• **Stated exercise**:
Skip the pictures. Reproduce all other material exactly.

────────

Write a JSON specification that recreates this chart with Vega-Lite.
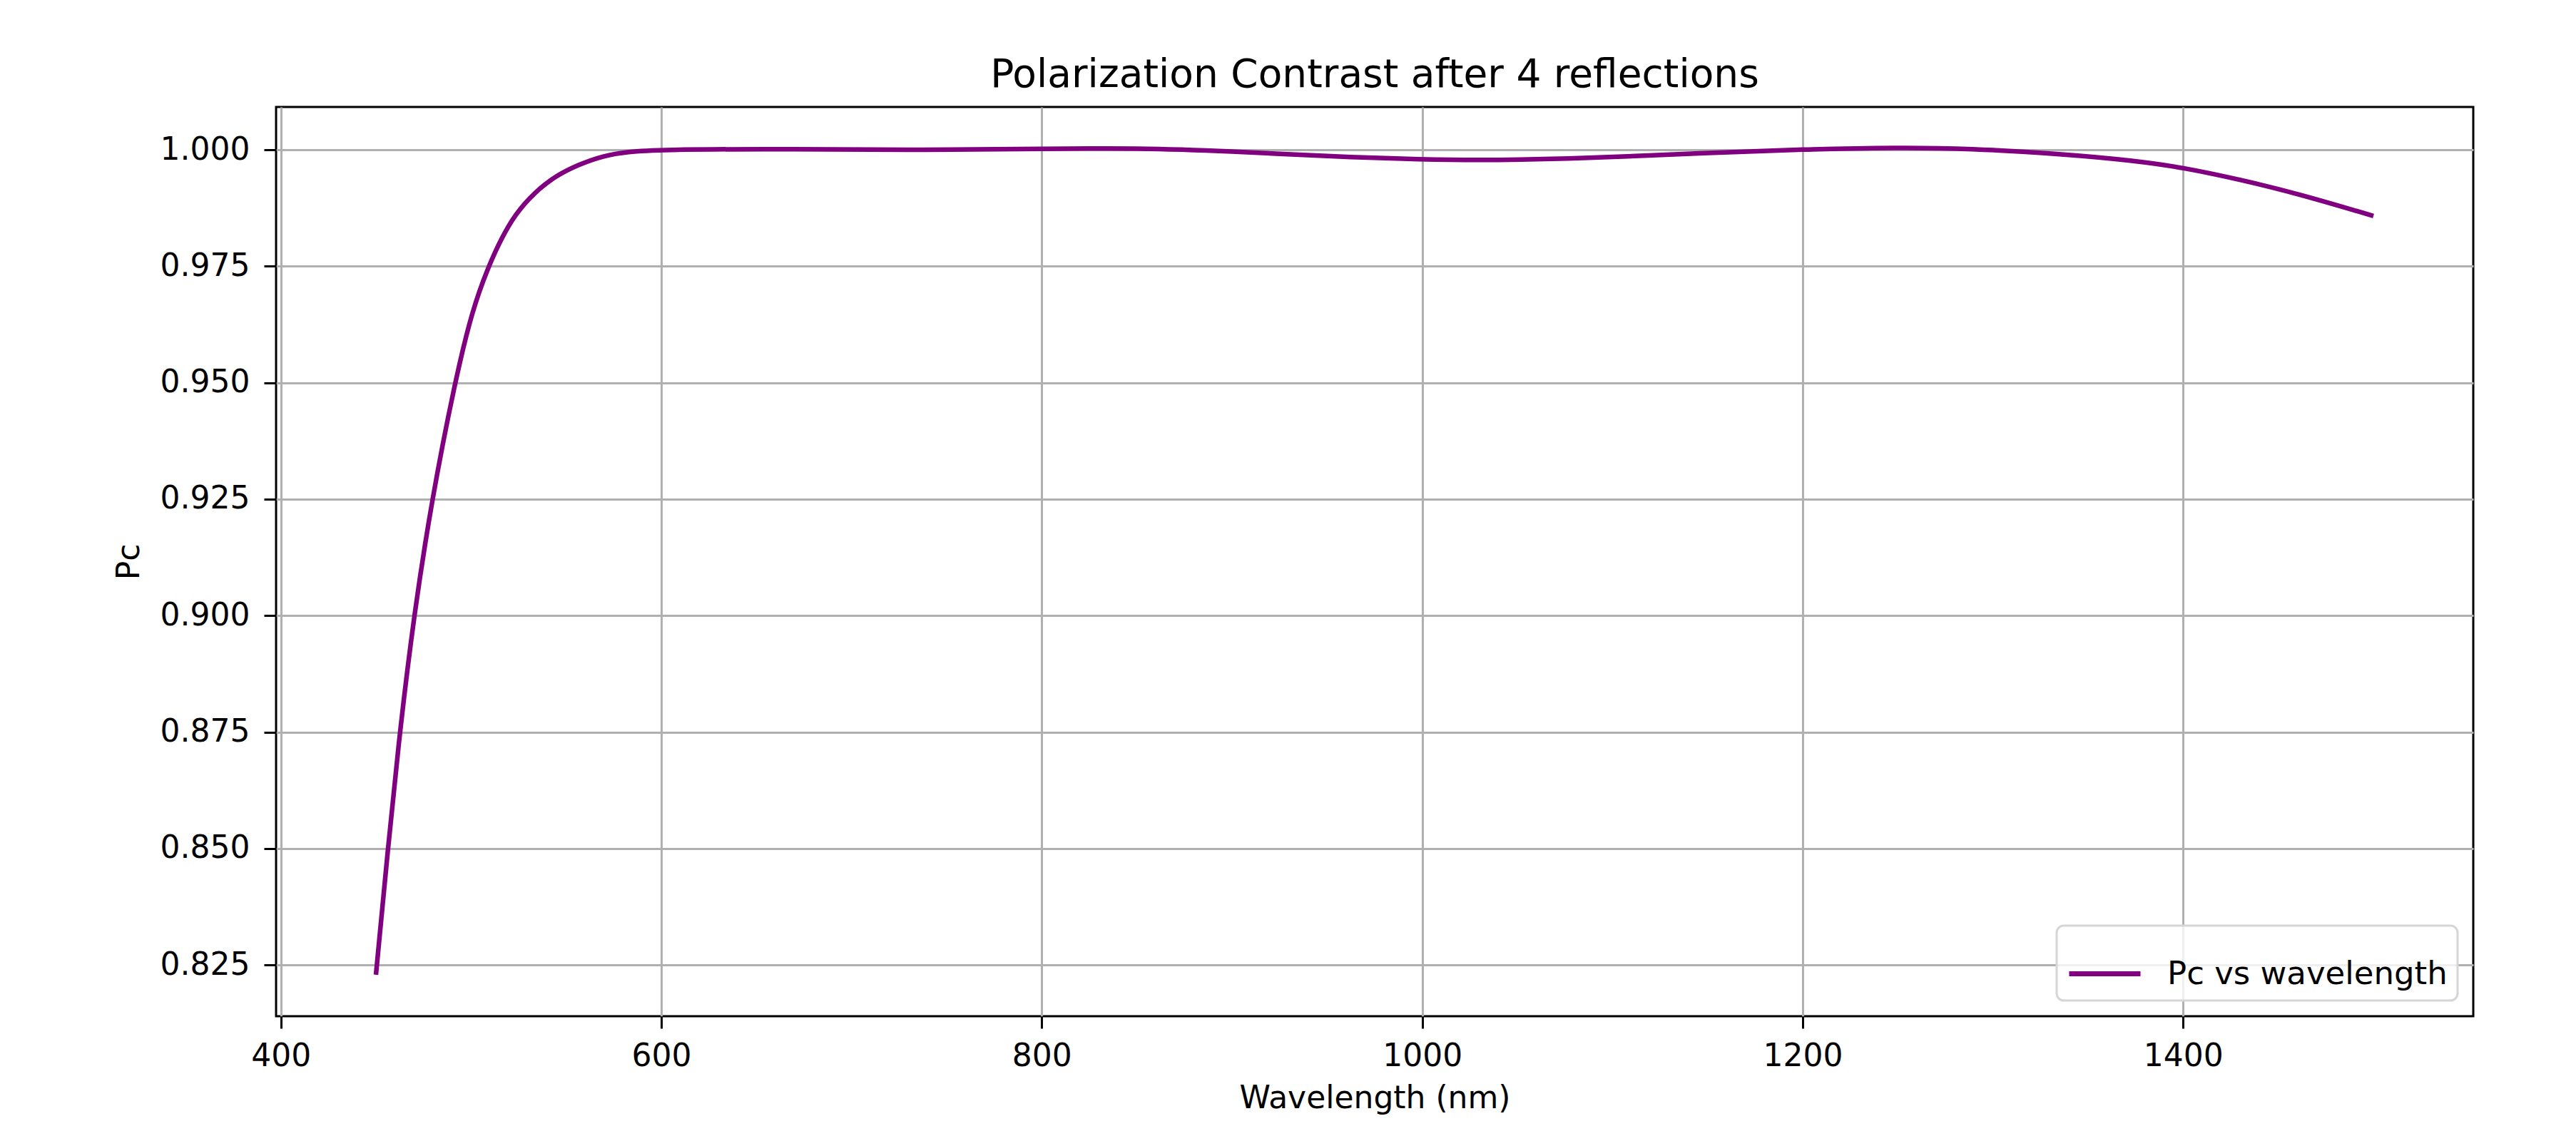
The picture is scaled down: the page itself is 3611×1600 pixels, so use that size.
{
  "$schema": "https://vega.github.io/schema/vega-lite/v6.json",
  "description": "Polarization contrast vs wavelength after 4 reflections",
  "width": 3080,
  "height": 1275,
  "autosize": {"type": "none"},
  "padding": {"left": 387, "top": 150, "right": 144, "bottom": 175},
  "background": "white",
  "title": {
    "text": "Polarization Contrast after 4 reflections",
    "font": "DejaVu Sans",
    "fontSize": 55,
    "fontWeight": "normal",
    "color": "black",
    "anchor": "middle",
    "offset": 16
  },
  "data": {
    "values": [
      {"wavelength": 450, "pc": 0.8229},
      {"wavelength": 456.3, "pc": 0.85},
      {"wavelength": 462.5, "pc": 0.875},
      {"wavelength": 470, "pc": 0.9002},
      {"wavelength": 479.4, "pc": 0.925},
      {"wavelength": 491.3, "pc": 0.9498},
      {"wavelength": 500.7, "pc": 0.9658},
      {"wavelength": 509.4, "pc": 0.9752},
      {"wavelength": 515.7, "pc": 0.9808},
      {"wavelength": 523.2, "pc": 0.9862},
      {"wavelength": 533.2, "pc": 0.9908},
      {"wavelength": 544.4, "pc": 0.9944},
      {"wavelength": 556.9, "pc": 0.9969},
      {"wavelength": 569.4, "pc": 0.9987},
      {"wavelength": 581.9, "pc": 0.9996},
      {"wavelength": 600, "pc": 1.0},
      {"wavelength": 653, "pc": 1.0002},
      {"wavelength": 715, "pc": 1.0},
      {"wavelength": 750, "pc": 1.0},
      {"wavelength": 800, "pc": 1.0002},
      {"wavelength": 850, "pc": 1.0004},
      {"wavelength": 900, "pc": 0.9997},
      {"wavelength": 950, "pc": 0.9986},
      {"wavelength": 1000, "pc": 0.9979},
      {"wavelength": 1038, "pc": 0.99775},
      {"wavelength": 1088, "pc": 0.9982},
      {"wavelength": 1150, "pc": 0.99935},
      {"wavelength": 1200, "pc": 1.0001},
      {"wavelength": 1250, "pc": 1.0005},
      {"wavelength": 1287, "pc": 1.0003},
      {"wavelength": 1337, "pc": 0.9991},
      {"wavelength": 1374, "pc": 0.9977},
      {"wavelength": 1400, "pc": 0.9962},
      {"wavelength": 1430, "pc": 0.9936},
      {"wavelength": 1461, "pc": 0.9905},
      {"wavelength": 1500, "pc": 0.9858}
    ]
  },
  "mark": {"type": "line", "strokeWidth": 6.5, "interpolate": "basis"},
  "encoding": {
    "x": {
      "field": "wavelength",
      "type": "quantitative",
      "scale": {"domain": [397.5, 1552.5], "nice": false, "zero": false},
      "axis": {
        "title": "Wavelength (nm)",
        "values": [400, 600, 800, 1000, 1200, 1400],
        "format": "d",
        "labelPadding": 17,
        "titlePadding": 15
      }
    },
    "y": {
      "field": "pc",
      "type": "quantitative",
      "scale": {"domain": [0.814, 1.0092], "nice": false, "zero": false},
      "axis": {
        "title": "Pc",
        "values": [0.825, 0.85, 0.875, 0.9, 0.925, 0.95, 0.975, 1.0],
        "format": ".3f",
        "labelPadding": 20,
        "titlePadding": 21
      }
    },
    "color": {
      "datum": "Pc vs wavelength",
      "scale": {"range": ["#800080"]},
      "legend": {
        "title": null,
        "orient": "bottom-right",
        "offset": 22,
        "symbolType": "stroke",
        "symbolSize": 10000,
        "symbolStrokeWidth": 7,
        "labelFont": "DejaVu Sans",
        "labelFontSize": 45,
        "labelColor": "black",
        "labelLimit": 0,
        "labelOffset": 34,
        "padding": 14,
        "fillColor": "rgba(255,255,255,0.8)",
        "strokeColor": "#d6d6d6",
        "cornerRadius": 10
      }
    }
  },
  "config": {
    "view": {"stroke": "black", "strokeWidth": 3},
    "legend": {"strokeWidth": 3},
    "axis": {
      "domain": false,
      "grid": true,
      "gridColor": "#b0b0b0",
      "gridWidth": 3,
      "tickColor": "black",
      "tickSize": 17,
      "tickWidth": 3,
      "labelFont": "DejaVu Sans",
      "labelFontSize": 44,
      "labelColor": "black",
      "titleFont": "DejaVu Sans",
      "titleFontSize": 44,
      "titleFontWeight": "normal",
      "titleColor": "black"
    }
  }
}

────────

• **Exercise solution**:
Write a JSON specification that recreates this chart with Vega-Lite.
The picture is scaled down: the page itself is 3611×1600 pixels, so use that size.
{
  "$schema": "https://vega.github.io/schema/vega-lite/v6.json",
  "description": "Polarization contrast vs wavelength after 4 reflections",
  "width": 3080,
  "height": 1275,
  "autosize": {"type": "none"},
  "padding": {"left": 387, "top": 150, "right": 144, "bottom": 175},
  "background": "white",
  "title": {
    "text": "Polarization Contrast after 4 reflections",
    "font": "DejaVu Sans",
    "fontSize": 55,
    "fontWeight": "normal",
    "color": "black",
    "anchor": "middle",
    "offset": 16
  },
  "data": {
    "values": [
      {"wavelength": 450, "pc": 0.8229},
      {"wavelength": 456.3, "pc": 0.85},
      {"wavelength": 462.5, "pc": 0.875},
      {"wavelength": 470, "pc": 0.9002},
      {"wavelength": 479.4, "pc": 0.925},
      {"wavelength": 491.3, "pc": 0.9498},
      {"wavelength": 500.7, "pc": 0.9658},
      {"wavelength": 509.4, "pc": 0.9752},
      {"wavelength": 515.7, "pc": 0.9808},
      {"wavelength": 523.2, "pc": 0.9862},
      {"wavelength": 533.2, "pc": 0.9908},
      {"wavelength": 544.4, "pc": 0.9944},
      {"wavelength": 556.9, "pc": 0.9969},
      {"wavelength": 569.4, "pc": 0.9987},
      {"wavelength": 581.9, "pc": 0.9996},
      {"wavelength": 600, "pc": 1.0},
      {"wavelength": 653, "pc": 1.0002},
      {"wavelength": 715, "pc": 1.0},
      {"wavelength": 750, "pc": 1.0},
      {"wavelength": 800, "pc": 1.0002},
      {"wavelength": 850, "pc": 1.0004},
      {"wavelength": 900, "pc": 0.9997},
      {"wavelength": 950, "pc": 0.9986},
      {"wavelength": 1000, "pc": 0.9979},
      {"wavelength": 1038, "pc": 0.99775},
      {"wavelength": 1088, "pc": 0.9982},
      {"wavelength": 1150, "pc": 0.99935},
      {"wavelength": 1200, "pc": 1.0001},
      {"wavelength": 1250, "pc": 1.0005},
      {"wavelength": 1287, "pc": 1.0003},
      {"wavelength": 1337, "pc": 0.9991},
      {"wavelength": 1374, "pc": 0.9977},
      {"wavelength": 1400, "pc": 0.9962},
      {"wavelength": 1430, "pc": 0.9936},
      {"wavelength": 1461, "pc": 0.9905},
      {"wavelength": 1500, "pc": 0.9858}
    ]
  },
  "mark": {"type": "line", "strokeWidth": 6.5, "interpolate": "basis"},
  "encoding": {
    "x": {
      "field": "wavelength",
      "type": "quantitative",
      "scale": {"domain": [397.5, 1552.5], "nice": false, "zero": false},
      "axis": {
        "title": "Wavelength (nm)",
        "values": [400, 600, 800, 1000, 1200, 1400],
        "format": "d",
        "labelPadding": 17,
        "titlePadding": 15
      }
    },
    "y": {
      "field": "pc",
      "type": "quantitative",
      "scale": {"domain": [0.814, 1.0092], "nice": false, "zero": false},
      "axis": {
        "title": "Pc",
        "values": [0.825, 0.85, 0.875, 0.9, 0.925, 0.95, 0.975, 1.0],
        "format": ".3f",
        "labelPadding": 20,
        "titlePadding": 21
      }
    },
    "color": {
      "datum": "Pc vs wavelength",
      "scale": {"range": ["#800080"]},
      "legend": {
        "title": null,
        "orient": "bottom-right",
        "offset": 22,
        "symbolType": "stroke",
        "symbolSize": 10000,
        "symbolStrokeWidth": 7,
        "labelFont": "DejaVu Sans",
        "labelFontSize": 45,
        "labelColor": "black",
        "labelLimit": 0,
        "labelOffset": 34,
        "padding": 14,
        "fillColor": "rgba(255,255,255,0.8)",
        "strokeColor": "#d6d6d6",
        "cornerRadius": 10
      }
    }
  },
  "config": {
    "view": {"stroke": "black", "strokeWidth": 3},
    "legend": {"strokeWidth": 3},
    "axis": {
      "domain": false,
      "grid": true,
      "gridColor": "#b0b0b0",
      "gridWidth": 3,
      "tickColor": "black",
      "tickSize": 17,
      "tickWidth": 3,
      "labelFont": "DejaVu Sans",
      "labelFontSize": 44,
      "labelColor": "black",
      "titleFont": "DejaVu Sans",
      "titleFontSize": 44,
      "titleFontWeight": "normal",
      "titleColor": "black"
    }
  }
}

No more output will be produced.